If you've ever wondered "usdt que es" while scrolling through a crypto exchange, you're not alone. USDT — better known as Tether — is the quiet workhorse moving hundreds of billions of dollars across the crypto economy every single quarter. It looks boring on the surface, but underneath, it powers almost everything in trading, DeFi, and cross-border payments.
What Exactly Is USDT?
USDT is a stablecoin — a type of cryptocurrency designed to hold a steady value, usually 1 to 1 with the U.S. dollar. Each USDT token in circulation is meant to be backed by an equivalent reserve of real-world assets held by the company Tether Limited. In plain English: 1 USDT is supposed to always be redeemable for $1.
Tether launched back in 2014 under the name "Realcoin" before rebranding. Today it lives on multiple blockchains, including:
- Ethereum (ERC-20) — the most widely used version for DeFi
- Tron (TRC-20) — popular for cheap, fast transfers
- BNB Chain, Solana, and others — expanding across the multi-chain world
Because it behaves like digital cash, traders use it to move in and out of volatile coins without touching the traditional banking system.
How USDT Actually Works
The mechanics are surprisingly simple on the user side. When you buy USDT on an exchange, you send dollars (or another crypto), and Tether mints new tokens to match. When you cash out, the tokens are burned — meaning they're permanently removed from circulation — and you receive your dollars back.
The Reserve Question
This is where things get spicy. Tether claims that every USDT is backed by reserves made up of cash, Treasury bills, and other short-term assets. The company publishes regular attestation reports, although critics argue these aren't the same as full audits. The controversy has followed Tether for nearly a decade, and it remains the single biggest question mark hanging over the project.
Why It Holds Its Peg
Two main forces keep USDT near $1:
- Arbitrage — if USDT trades at $0.98, traders buy it cheap and redeem it for $1, pushing the price back up.
- Redemption demand — the promise that large holders can swap tokens for actual dollars keeps trust high.
Why USDT Dominates Crypto Trading
Walk into any major exchange — Binance, OKX, Kraken — and you'll notice something: most trading pairs are priced against USDT, not the U.S. dollar. Why? Because crypto never sleeps, and stablecoins are the only way to settle trades 24/7 without waiting on bank wires.
USDT became the default for a few practical reasons:
- First-mover advantage — it launched years before compe*****s like USDC and DAI.
- Deep liquidity — massive trading volume means tight spreads and easy entry/exit.
- Multi-chain availability — you can send USDT almost anywhere, cheaply.
- No KYC for transfers — you can move USDT between wallets without giving up your identity.

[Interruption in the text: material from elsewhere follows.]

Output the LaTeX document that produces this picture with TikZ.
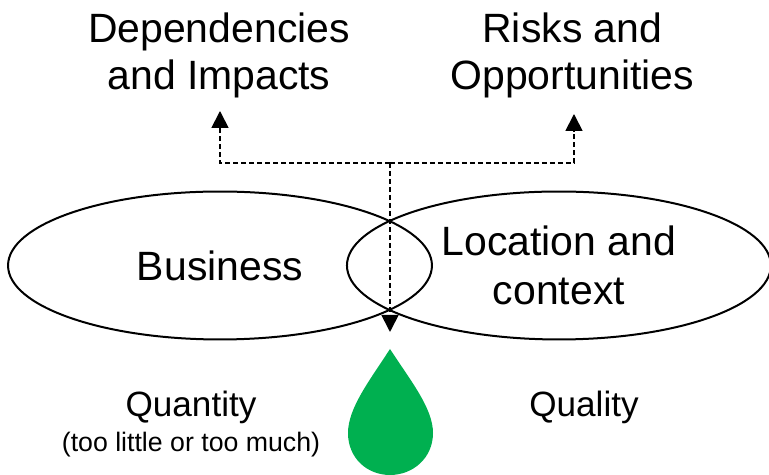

On a busy day, USDT can process tens of billions of dollars in transactions, often outpacing Bitcoin and Ethereum combined.
Is USDT Safe? The Honest Answer
"Safe" in crypto is relative, but USDT sits in a unique spot. It has weathered major stress tests — including the 2022 Terra collapse — without losing its peg for long. That alone says something about market confidence.
Still, the risks are real:
- Centralization — Tether Limited can freeze addresses and print new tokens at will.
- Regulatory pressure — global regulators keep a close eye on reserves and compliance.
- Counterparty risk — if reserves aren't fully backed, the peg could break during a bank-run scenario.
For most retail traders, USDT is "safe enough" to use as a trading tool — just don't treat it like an FDIC-insured savings account.
USDT vs USDC: What's the Difference?
USDC, issued by Circle, is often pitched as the more transparent, regulated alternative. It publishes regular audits from Big Four firms and holds primarily U.S. Treasuries. The trade-off? Smaller global footprint and stricter compliance, which can mean frozen accounts for some users. USDT wins on accessibility; USDC wins on transparency. Many serious crypto users hold both.
Practical Ways People Use USDT
Beyond trading, USDT has become a genuine tool for everyday financial activity in parts of the world where the dollar is hard to access or local currencies are unstable. In countries facing high inflation, workers often get paid partly in USDT and convert locally. Freelancers in unstable regions use it to lock in dollar value without opening a U.S. bank account.
It's also a core building block of DeFi. You can lend USDT, borrow against it, provide liquidity with it, and earn yield — all without a traditional bank in sight.
Key Takeaways
- USDT (Tether) is a dollar-pegged stablecoin launched in 2014 and now the most traded crypto asset in the world.
- It runs on multiple blockchains including Ethereum, Tron, and Solana, making it easy to move across the crypto ecosystem.
- Its value comes from reserves, arbitrage, and market trust — not from any algorithm.
- USDT is central to crypto trading, DeFi, and dollar access in emerging markets.
- It's not risk-free: centralization, regulatory scrutiny, and reserve transparency remain legitimate concerns.